Schuldenminister Schäuble aber scheint die Unbill des Kämmerers in Büßerhaltung durchstehen zu wollen: Er nickt in einem fort, und bei besonders heiklen Punkten schlägt er die Augen nieder. "Ich bin nicht everybody's darling", sagt er einmal. Klar.

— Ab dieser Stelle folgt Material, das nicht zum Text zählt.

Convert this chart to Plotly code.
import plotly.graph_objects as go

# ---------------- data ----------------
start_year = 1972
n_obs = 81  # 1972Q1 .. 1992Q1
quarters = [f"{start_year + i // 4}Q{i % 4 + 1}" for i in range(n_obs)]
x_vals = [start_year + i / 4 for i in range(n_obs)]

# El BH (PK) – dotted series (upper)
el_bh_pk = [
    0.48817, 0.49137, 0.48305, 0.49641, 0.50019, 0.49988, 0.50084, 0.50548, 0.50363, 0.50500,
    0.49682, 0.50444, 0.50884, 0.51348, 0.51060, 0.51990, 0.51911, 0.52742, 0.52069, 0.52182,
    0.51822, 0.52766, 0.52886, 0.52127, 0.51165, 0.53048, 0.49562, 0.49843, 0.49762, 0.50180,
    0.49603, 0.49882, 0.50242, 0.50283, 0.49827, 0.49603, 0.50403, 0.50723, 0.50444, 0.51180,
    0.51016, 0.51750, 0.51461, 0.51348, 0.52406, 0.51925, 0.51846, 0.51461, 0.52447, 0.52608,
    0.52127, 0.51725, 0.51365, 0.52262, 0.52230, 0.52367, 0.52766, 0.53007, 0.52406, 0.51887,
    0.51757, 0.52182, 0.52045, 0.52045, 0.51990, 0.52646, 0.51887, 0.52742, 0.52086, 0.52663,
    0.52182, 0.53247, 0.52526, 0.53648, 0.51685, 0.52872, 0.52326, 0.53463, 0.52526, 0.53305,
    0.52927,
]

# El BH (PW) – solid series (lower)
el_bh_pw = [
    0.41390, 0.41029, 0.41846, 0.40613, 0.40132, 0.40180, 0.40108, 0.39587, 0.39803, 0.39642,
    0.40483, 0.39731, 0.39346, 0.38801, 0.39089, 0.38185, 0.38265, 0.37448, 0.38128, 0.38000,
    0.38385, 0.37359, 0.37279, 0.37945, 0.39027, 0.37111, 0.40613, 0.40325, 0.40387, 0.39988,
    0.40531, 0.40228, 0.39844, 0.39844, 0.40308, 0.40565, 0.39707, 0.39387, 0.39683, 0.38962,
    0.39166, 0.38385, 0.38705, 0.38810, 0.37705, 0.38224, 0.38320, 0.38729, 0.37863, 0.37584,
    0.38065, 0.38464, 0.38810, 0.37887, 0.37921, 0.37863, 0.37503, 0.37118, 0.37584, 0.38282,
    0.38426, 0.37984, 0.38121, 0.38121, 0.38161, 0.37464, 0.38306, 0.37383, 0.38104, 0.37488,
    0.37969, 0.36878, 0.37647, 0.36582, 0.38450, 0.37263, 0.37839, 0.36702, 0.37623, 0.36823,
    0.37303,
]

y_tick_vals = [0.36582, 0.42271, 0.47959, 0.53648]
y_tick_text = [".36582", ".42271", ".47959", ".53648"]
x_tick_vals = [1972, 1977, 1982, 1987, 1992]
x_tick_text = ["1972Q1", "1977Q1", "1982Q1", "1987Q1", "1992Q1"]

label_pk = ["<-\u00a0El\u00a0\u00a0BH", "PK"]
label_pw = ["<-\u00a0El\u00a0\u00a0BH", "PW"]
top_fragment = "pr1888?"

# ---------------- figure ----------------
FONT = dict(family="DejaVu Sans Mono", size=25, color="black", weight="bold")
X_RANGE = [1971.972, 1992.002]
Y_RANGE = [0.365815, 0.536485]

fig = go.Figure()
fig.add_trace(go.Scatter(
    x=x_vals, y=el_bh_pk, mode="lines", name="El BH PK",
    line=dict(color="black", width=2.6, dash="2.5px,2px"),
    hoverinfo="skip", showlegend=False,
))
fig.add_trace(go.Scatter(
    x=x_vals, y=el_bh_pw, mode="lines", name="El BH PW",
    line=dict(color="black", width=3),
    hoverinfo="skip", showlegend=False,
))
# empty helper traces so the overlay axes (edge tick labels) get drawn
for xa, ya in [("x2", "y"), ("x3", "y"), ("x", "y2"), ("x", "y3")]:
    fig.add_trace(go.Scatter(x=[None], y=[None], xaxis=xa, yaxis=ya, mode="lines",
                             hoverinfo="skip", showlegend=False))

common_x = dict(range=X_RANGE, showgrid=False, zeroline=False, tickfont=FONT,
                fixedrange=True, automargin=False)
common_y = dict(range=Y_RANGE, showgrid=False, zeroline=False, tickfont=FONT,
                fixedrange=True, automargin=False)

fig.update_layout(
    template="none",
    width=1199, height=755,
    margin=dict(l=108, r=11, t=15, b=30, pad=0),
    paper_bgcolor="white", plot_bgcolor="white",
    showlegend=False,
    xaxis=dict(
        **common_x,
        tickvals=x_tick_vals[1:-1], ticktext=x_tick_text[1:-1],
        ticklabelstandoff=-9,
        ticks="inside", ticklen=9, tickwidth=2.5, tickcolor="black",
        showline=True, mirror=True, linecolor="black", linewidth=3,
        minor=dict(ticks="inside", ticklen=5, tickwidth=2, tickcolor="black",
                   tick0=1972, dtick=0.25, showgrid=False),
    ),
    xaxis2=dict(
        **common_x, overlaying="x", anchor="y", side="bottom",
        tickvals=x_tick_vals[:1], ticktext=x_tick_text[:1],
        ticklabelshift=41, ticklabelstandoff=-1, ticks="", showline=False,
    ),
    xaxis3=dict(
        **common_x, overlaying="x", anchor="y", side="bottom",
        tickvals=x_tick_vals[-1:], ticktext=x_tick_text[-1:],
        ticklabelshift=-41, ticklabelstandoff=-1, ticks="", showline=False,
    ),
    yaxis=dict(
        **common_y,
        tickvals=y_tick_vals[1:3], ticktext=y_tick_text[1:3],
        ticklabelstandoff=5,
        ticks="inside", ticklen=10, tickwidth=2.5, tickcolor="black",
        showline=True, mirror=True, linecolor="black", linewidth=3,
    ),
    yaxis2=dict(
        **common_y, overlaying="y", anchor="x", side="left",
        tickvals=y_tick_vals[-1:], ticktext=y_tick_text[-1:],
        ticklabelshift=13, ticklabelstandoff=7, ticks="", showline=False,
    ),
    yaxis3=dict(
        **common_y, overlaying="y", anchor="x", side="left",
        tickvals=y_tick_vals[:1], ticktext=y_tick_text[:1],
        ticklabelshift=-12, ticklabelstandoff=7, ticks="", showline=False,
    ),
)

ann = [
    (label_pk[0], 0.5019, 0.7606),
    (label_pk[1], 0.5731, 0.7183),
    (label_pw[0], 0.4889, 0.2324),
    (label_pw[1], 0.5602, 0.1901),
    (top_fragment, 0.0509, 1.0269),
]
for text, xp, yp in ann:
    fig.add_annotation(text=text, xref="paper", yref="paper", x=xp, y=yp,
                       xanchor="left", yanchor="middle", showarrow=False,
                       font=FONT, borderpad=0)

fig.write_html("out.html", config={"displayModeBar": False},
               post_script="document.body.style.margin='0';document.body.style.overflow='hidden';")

Everybody's Depp will er wohl auch nicht sein.

Wie saure Bonbons

Einmal wird Schäuble an diesem TV-Sonntagabend laut, als der gutaufgelegte Grünen-Politiker Jürgen Trittin von den gebrochenen Wahlversprechen der Angela Merkel redet und der Klientelpolitik und dem diskutierten Nebenhaushalt.

Ob denn die Sparpolitik des Reichskanzlers Heinrich Brüning Anfang der dreißiger Jahre besser gewesen sei, zischte der CDU-Mann, Trittin solle doch nicht davon reden.

Genüsslich nahm der Grüne Schäubles eigene Analyse auf, die geplanten höheren Kinderfreibeträge brächten wenigverdienenden Familien gar nichts, weil sie ja ohnehin keine Steuern zahlen. Ebenso süffisant fügte er an, der erfahrene Minister solle wohl Konflikte mit dem Bund glattziehen.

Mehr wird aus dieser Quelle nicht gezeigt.